Scott Seago sseago at redhat.com
Fri Jun 27 19:16:49 UTC 2008


David Lutterkort wrote:
> On Fri, 2008-06-27 at 10:24 -0400, Scott Seago wrote:
>   
>> David Lutterkort wrote:
>>     
>>> On Wed, 2008-06-25 at 18:32 -0700, Ian Main wrote:
>>>
>>>       
>> What we _don't_ have in the current implementation is:
>>   1) any notion of task dependencies (i.e. task 66 must run after 
>> 33,44,and 55 have completed. 33 and 44 must complete successfully, but 
>> success state of 55 is unimportant)
>>     
>
> Are optional dependencies really needed ? I would just stick with hard
> dependencies if at all possible.
>
>   
I'm not certain they're needed, so we can leave it out until we have a 
use case. I'm not sure 'optional' is the right term here, though. My 
thinking was there may be some sort of dependency relationship where you 
have two tasks where you need to preserver order of operation but don't 
necessarily require the first to succeed before running the second.
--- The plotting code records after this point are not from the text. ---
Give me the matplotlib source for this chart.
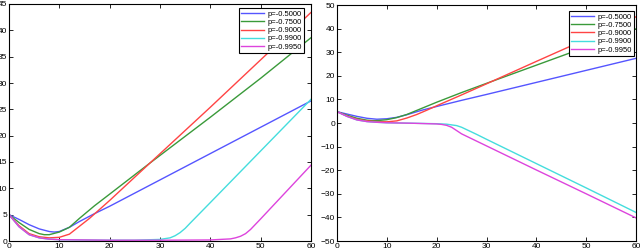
import matplotlib
matplotlib.use("Agg")
import matplotlib.pyplot as plt

plt.rcParams['font.family'] = ['Liberation Sans', 'DejaVu Sans']

labels = ['p=-0.5000', 'p=-0.7500', 'p=-0.9000', 'p=-0.9900', 'p=-0.9950']
colors = ['#5555ff', '#3a9a3a', '#ff4444', '#44dddd', '#dd44dd']

# left panel
l_blue_x = [0, 2, 4, 6, 8, 9, 10, 12, 14, 17, 20, 30, 40, 50, 60]
l_blue_y = [5, 4.1, 3.1, 2.3, 1.8, 1.7, 1.8, 2.6, 3.7, 5.2, 6.6, 11.6, 16.6, 21.6, 26.6]
l_green_x = [0, 2, 4, 6, 7, 8, 10, 12, 14, 17, 20, 28, 40, 50, 60]
l_green_y = [5, 3.5, 2.2, 1.4, 1.2, 1.2, 1.7, 2.6, 4.3, 6.7, 8.9, 14.8, 23.5, 30.9, 38.6]
l_red_x = [0, 2, 4, 6, 8, 10, 12, 14, 16, 18, 20, 28, 40, 50, 60]
l_red_y = [5, 2.9, 1.4, 0.8, 0.6, 0.7, 1.3, 2.8, 4.3, 6.0, 7.7, 14.8, 25.4, 34.4, 43.4]
l_cyan_x = [0, 2, 4, 6, 8, 10, 15, 20, 25, 30, 32, 33, 34, 35, 36, 40, 50, 60]
l_cyan_y = [5, 2.7, 1.2, 0.6, 0.35, 0.25, 0.2, 0.15, 0.15, 0.3, 0.6, 1.0, 1.6, 2.4, 3.4, 7.3, 17.1, 26.9]
l_mag_x = [0, 2, 4, 6, 8, 10, 20, 30, 40, 44, 45, 46, 47, 48, 50, 55, 60]
l_mag_y = [5, 2.7, 1.2, 0.6, 0.35, 0.25, 0.15, 0.15, 0.2, 0.4, 0.6, 0.9, 1.4, 2.2, 4.2, 9.3, 14.4]

# right panel
r_blue_x = [0, 2, 4, 6, 8, 10, 12, 14, 17, 20, 25, 30, 40, 50, 60]
r_blue_y = [4.8, 3.8, 2.8, 2.0, 1.6, 1.8, 2.4, 3.5, 5.4, 7.0, 9.6, 12.1, 17.2, 22.3, 27.4]
r_green_x = [0, 2, 4, 6, 7, 8, 10, 12, 14, 17, 20, 25, 30, 40, 50, 60]
r_green_y = [4.8, 3.3, 2.0, 1.2, 1.0, 1.0, 1.4, 2.3, 3.6, 6.2, 8.8, 12.9, 16.8, 24.5, 32.2, 39.9]
r_red_x = [0, 2, 4, 6, 8, 10, 12, 14, 16, 18, 20, 25, 30, 40, 50, 60]
r_red_y = [4.8, 3.0, 1.6, 0.9, 0.6, 0.5, 0.9, 2.1, 3.6, 5.4, 7.3, 11.9, 16.6, 26.1, 35.5, 45.0]
r_cyan_x = [0, 2, 4, 6, 8, 10, 15, 20, 22, 23, 24, 25, 26, 28, 30, 40, 50, 60]
r_cyan_y = [4.8, 2.8, 1.3, 0.6, 0.3, 0.1, -0.1, -0.3, -0.5, -0.8, -1.1, -1.8, -2.8, -4.8, -6.9, -17.2, -27.5, -37.9]
r_mag_x = [0, 2, 4, 6, 8, 10, 15, 20, 21, 22, 23, 24, 25, 30, 40, 50, 60]
r_mag_y = [4.8, 2.8, 1.3, 0.6, 0.3, 0.1, -0.1, -0.4, -0.6, -1.0, -1.8, -3.2, -4.6, -9.7, -19.9, -30.0, -40.2]

left = [(l_blue_x, l_blue_y), (l_green_x, l_green_y), (l_red_x, l_red_y),
        (l_cyan_x, l_cyan_y), (l_mag_x, l_mag_y)]
right = [(r_blue_x, r_blue_y), (r_green_x, r_green_y), (r_red_x, r_red_y),
         (r_cyan_x, r_cyan_y), (r_mag_x, r_mag_y)]

fig = plt.figure(figsize=(6.4, 2.5), dpi=100)
ax1 = fig.add_axes([9/640, 9/250, 302/640, 237/250])
ax2 = fig.add_axes([337/640, 9/250, 299/640, 236/250])


def draw(ax, series, ylim, yticks, anchor):
    for (x, y), c, lab in zip(series, colors, labels):
        ax.plot(x, y, color=c, lw=1.0, label=lab)
    ax.set_xlim(0, 60)
    ax.set_ylim(*ylim)
    ax.set_xticks(range(0, 61, 10))
    ax.set_yticks(yticks)
    ax.tick_params(direction='in', length=3, width=0.6, labelsize=6,
                   top=True, right=True, pad=1.5)
    for s in ax.spines.values():
        s.set_linewidth(0.8)
    leg = ax.legend(loc='upper right', bbox_to_anchor=anchor, fontsize=5.5,
                    fancybox=False, framealpha=1, edgecolor='black',
                    handlelength=3.0, handletextpad=0.4, borderpad=0.3,
                    labelspacing=0.12, borderaxespad=0)
    leg.get_frame().set_linewidth(0.8)


draw(ax1, left, (0, 45), range(0, 46, 5), (0.977, 0.983))
draw(ax2, right, (-50, 50), range(-50, 51, 10), (0.993, 0.975))

fig.savefig('out.png', dpi=100)
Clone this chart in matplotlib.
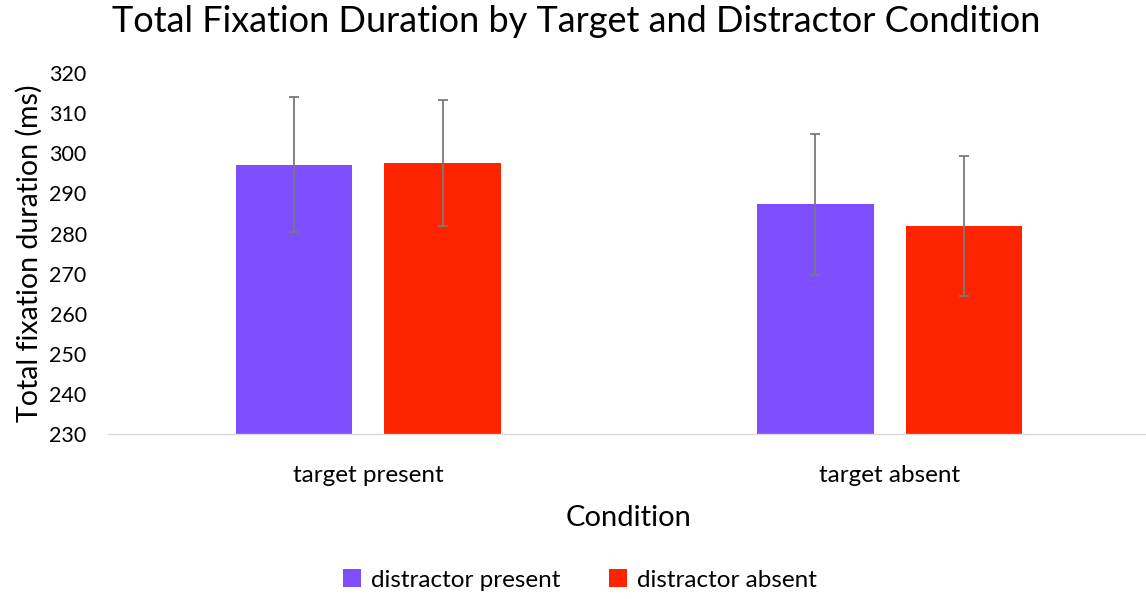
import matplotlib
matplotlib.use("Agg")
import matplotlib.pyplot as plt
import numpy as np

categories = ["target present", "target absent"]
series_names = ["distractor present", "distractor absent"]
distractor_present = [297.2, 287.3]
distractor_absent = [297.6, 281.9]
err_present = [16.9, 17.5]
err_absent = [15.7, 17.5]
colors = ["#7f4fff", "#ff2400"]
yticks = list(range(230, 321, 10))

plt.rcParams['font.family'] = ['Lato', 'DejaVu Sans']

fig = plt.figure(figsize=(11.46, 5.99), dpi=100)
L = 107.5 / 1146
W = 1043 / 1146
ax = fig.add_axes([L, 1 - 434.3 / 599, W, (434.3 - 73) / 599])

x = np.arange(len(categories))
w = 0.2234
off = 0.1424
ekw = dict(ecolor="#7a7a7a", elinewidth=1.3, capsize=3.5, capthick=1.3)
ax.bar(x - off, distractor_present, w, bottom=0, color=colors[0],
       yerr=err_present, error_kw=ekw, label=series_names[0])
ax.bar(x + off, distractor_absent, w, bottom=0, color=colors[1],
       yerr=err_absent, error_kw=ekw, label=series_names[1])

ax.set_ylim(230, 320)
ax.set_xlim(-0.5, 1.5)
ax.set_yticks(yticks)
ax.set_xticks(x)
ax.set_xticklabels(categories, fontsize=17.5)
ax.tick_params(axis='y', labelsize=15.5, length=0, pad=15)
ax.tick_params(axis='x', length=0, pad=22)
for s in ["top", "right", "left"]:
    ax.spines[s].set_visible(False)
ax.spines["bottom"].set_color("#d9d9d9")
ax.spines["bottom"].set_linewidth(1.0)

ax.set_ylabel("Total fixation duration (ms)", fontsize=20.5, labelpad=5)
ax.set_xlabel("Condition", fontsize=21, labelpad=14)

fig.text(0.503, 1 - 22 / 599, "Total Fixation Duration by Target and Distractor Condition",
         ha="center", va="center", fontsize=26)

fig.legend(loc="center", bbox_to_anchor=(0.506, 1 - 580 / 599), ncol=2, frameon=False,
           fontsize=17.5, handlelength=0.75, handleheight=0.75, columnspacing=2.0,
           handletextpad=0.4)

fig.savefig("out.png", dpi=100)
Once 
we start defining the dependency relationships it will be clearer 
whether or not we need this bit.
>>   2) any notion of compound tasks (i.e. task 100 is composed of subtasks 
>> 101,102,and 103. These subtasks have their own dependencies and are 
>> tracked just as top-level tasks, and task 100 is essentialy a no-op task 
>> with dependencies on its subtasks
>>     
>
> Probably another thing that's best left as 'future work'. From your
> description of existing tasks, it seems that keeping them close to the
> WUI interaction is probably the simplest for now.
>
>   
That's fine. Without this, though, it might be harder to define 
dependencies, since the 'clear this host' tasks will have a much more 
complex dependency graph. i.e. any prior or subsequent queued tasks on 
any of the VMs on this host will block on this. If we have subtasks, 
then if a host has 15 VMs on it, later vm tasks for those VMs will only 
block until each individual VM has migrated rather than waiting for the 
whole lot of them to complete.
>> We may not need two-level queuing, but generating the dependency graph 
>> will have to happen at one step -- "order the tasks" as stated above 
>> will still be necessary, but it's more a case of "work out the 
>> dependencies for each task".
>>     
>
> Unless it's needed for some spiffy display in the WUI, there's really no
> reason to ever handle the dependency graph as a whole. All you need are
> ways to pick out 'runnable' tasks and/or find existing tasks that a new
> task may depend on.
>
>   
True. I wasn't thinking of acting on the whole graph -- rather for each 
new task identifying which current 'new' tasks are dependencies and 
insert the appropriate rows to track this. That way 'runnable' tasks is 
a simple query. a task is runnable if all of the dependencies are done.
>>  When the WUI insterts a task for "create 
>> this VM" or "migrate this VM" the dependency information will not be 
>> known by the WUI. So something on the taskomatic side will have to, as 
>> part of the "notice new tasks in the queue and process them"
>>     
>
> That's an important point and reason to separate the task queueing logic
> a little more from the WUI, so that instead of just creating and saving
> a new task object to the DB, you actually have some sort of API for
> adding new tasks, and the implementation of the API knows what possible
> dependencies and prerequisites to look for for each task.
>
>   
True. There are two steps needed here. "insert this task" and "figure 
out what it depends on". There are various ways to model this:
1) queueing API figures out current deps based on what's in the queue 
before (or perhaps just after) insertion
2) queuing API just inserts the task and whatever API looks for new 
tasks does the dependency checking.

It actually probably makes more sense for 1) to happen. Although this 
API could just be built into the Task ActiveRecord model -- then the WUI 
would just call Task.insert rather than Task.new.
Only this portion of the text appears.